- Born: December 24, 1985 Oxford, Mississippi, U.S.
- Died: December 24, 2019 (aged 34) Los Angeles, California, U.S.
- Education: University of Florida
- Occupation: Sports reporter

= Edward Aschoff =

American sports journalist (1985–2019)

Edward Carmichael Aschoff (December 24, 1985 - December 24, 2019) was an American sports reporter for ESPN and the Gainesville Sun.

==Career==

Raised in Oxford, Mississippi, Aschoff graduated from the University of Florida in 2008 with a bachelor's degree in journalism. From 2007 to 2011 he covered Florida Gators football, basketball and baseball for The Gainesville Sun.

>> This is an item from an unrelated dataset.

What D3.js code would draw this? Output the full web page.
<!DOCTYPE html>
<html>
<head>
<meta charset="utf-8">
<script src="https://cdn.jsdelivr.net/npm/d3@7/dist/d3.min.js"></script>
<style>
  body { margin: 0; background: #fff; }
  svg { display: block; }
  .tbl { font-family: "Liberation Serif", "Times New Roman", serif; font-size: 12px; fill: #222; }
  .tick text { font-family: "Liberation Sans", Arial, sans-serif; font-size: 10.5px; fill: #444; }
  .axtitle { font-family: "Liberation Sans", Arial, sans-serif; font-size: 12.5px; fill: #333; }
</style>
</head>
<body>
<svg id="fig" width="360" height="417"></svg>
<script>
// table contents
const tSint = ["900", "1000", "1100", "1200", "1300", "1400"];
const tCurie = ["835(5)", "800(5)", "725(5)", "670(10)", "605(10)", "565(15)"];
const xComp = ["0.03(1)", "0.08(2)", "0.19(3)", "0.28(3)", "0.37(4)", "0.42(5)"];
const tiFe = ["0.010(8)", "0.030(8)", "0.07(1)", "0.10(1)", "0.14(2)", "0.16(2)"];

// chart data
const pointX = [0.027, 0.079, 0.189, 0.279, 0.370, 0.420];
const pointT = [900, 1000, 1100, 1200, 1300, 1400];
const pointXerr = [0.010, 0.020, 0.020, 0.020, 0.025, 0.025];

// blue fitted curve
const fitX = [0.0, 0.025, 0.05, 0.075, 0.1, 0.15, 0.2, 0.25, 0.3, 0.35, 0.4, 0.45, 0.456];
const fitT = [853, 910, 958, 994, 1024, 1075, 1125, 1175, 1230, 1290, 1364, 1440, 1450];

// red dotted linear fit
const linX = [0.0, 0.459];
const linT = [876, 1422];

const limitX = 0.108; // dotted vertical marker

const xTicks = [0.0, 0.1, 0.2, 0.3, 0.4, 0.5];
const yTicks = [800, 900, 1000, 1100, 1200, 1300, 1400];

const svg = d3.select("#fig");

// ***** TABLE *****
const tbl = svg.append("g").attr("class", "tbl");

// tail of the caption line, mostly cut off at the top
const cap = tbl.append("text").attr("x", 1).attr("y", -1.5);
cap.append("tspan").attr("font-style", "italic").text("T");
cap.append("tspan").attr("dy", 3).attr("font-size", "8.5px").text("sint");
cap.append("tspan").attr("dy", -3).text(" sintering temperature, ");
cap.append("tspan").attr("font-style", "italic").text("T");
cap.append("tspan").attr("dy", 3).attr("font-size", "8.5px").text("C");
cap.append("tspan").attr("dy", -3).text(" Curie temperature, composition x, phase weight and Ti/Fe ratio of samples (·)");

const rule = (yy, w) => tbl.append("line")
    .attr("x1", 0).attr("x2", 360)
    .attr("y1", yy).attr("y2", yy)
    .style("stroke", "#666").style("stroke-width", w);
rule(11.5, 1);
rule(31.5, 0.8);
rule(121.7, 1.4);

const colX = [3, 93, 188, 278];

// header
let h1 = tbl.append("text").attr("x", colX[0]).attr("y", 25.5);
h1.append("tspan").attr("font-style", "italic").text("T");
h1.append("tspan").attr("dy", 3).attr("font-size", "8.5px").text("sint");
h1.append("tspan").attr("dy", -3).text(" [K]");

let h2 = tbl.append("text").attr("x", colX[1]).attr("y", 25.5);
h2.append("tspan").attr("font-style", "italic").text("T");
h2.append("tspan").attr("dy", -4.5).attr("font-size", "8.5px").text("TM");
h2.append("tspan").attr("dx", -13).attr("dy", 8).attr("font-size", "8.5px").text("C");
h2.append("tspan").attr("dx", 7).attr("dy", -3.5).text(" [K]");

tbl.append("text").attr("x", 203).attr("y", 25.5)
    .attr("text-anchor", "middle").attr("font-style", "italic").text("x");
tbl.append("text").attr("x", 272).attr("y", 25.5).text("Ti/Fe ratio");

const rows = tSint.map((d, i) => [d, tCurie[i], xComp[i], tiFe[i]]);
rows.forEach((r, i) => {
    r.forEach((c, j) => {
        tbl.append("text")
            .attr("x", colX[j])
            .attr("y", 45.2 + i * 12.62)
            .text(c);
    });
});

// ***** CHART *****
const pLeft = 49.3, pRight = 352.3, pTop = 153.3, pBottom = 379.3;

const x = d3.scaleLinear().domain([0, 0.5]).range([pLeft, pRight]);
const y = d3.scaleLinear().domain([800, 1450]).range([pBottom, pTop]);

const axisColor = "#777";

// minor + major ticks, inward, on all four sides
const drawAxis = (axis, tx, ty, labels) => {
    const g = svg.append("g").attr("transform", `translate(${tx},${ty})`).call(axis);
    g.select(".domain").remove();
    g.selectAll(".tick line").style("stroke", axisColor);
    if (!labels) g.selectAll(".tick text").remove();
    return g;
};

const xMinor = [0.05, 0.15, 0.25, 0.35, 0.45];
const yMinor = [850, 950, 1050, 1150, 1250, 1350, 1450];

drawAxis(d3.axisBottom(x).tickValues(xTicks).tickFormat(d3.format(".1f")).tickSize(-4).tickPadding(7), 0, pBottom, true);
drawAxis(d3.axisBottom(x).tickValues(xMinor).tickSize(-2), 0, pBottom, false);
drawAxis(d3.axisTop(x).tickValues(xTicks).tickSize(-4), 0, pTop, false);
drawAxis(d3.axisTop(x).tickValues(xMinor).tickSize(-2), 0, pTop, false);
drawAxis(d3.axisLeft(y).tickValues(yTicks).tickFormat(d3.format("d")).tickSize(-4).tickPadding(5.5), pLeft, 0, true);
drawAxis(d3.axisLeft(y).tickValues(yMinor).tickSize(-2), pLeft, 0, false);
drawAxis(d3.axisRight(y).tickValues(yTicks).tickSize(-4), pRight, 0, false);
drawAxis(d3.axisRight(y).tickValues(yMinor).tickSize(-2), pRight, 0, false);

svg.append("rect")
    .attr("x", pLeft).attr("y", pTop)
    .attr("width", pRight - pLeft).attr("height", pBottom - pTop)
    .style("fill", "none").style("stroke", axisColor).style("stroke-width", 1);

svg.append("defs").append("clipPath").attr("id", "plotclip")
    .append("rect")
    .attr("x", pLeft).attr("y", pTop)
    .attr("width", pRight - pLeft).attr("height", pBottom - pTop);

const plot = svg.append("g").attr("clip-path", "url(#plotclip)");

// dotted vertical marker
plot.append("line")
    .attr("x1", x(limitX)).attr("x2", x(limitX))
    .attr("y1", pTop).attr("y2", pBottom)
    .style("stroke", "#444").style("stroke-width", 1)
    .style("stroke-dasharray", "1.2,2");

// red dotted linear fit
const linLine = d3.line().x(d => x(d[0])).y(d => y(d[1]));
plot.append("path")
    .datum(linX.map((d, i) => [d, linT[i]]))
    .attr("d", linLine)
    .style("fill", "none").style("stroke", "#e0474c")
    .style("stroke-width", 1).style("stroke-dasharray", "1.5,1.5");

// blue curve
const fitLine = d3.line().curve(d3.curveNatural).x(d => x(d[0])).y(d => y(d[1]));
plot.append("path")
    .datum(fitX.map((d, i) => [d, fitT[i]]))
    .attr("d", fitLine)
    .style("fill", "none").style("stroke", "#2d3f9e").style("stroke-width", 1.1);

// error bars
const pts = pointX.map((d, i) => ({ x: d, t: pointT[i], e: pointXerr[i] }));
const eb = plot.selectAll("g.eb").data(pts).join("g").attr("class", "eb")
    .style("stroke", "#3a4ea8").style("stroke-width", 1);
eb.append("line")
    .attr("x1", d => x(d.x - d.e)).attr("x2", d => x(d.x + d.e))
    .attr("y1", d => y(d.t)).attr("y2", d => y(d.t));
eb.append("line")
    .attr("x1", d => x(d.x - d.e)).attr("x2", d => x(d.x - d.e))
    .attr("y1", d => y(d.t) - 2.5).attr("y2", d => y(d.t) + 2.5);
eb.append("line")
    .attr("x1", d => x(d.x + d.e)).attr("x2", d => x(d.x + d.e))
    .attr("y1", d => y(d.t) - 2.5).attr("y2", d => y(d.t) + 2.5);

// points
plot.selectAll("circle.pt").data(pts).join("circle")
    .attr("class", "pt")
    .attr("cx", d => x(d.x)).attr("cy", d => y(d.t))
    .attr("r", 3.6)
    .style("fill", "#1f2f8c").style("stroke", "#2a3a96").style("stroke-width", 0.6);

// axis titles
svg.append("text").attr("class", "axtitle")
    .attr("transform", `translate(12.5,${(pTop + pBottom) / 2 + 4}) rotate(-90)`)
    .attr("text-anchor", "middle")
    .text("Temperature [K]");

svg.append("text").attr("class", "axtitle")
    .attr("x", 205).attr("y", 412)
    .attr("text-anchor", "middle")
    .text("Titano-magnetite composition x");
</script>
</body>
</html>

Aschoff joined ESPN in 2011 as an SEC reporter, where he rapidly distinguished himself as a "rising star." Aschoff moved to Los Angeles in 2017 to begin an expanded national role for ESPN that included television and radio appearances on SportsCenter, SEC Network, and ESPN Radio, as well as television and radio sideline reporting during college football games.

Known for his "lively blog posts and thoughtfully reported features," Aschoff twice won first-place awards from the Football Writers Association of America for his writing: in 2016, for a story about African-American college football players dealing with racism and profiling, and in 2018, for a column about the former Florida football coach Jim McElwain.

==Death and legacy==

Aschoff died on his thirty-fourth birthday of hemophagocytic lymphohistiocytosis, a complication of pneumonia and underlying undiagnosed stage 4 non-Hodgkin lymphoma. He had planned to marry his fiancée, Katy Berteau, in New Orleans in April 2020. Aschoff's untimely passing drew extensive coverage in national media outlets. Colleagues remembered Aschoff as a dapper dresser, "one of the smartest, brightest reporters I've ever had the pleasure of working with" and a "ray of light" who "brought joy to the job."

In Aschoff's memory, the Mayor and Board of Aldermen of Oxford proclaimed January 18, 2020, as Edward Aschoff Day. The Football Writers Association of America created the Edward Aschoff Rising Star Award to "recognize one promising journalist no older than 34, who has not only the talent and work ethic it takes to succeed in this business, but also the passion to make it better." The University of Florida College of Journalism and Communications established the Edward Aschoff Memorial Fund to provide support for students involved in sports journalism. The Southeastern Conference created a communications internship in Aschoff's honor.

==Bibliography (selected)==

- Aschoff, Edward. "The racial impact of Eric Striker". Winner of the 2016 Football Writers Association of America award for best enterprise story.
- Aschoff, Edward. "Inside Jim McElwain's final days at Florida". Winner of the 2018 Football Writers Association of America award for best column.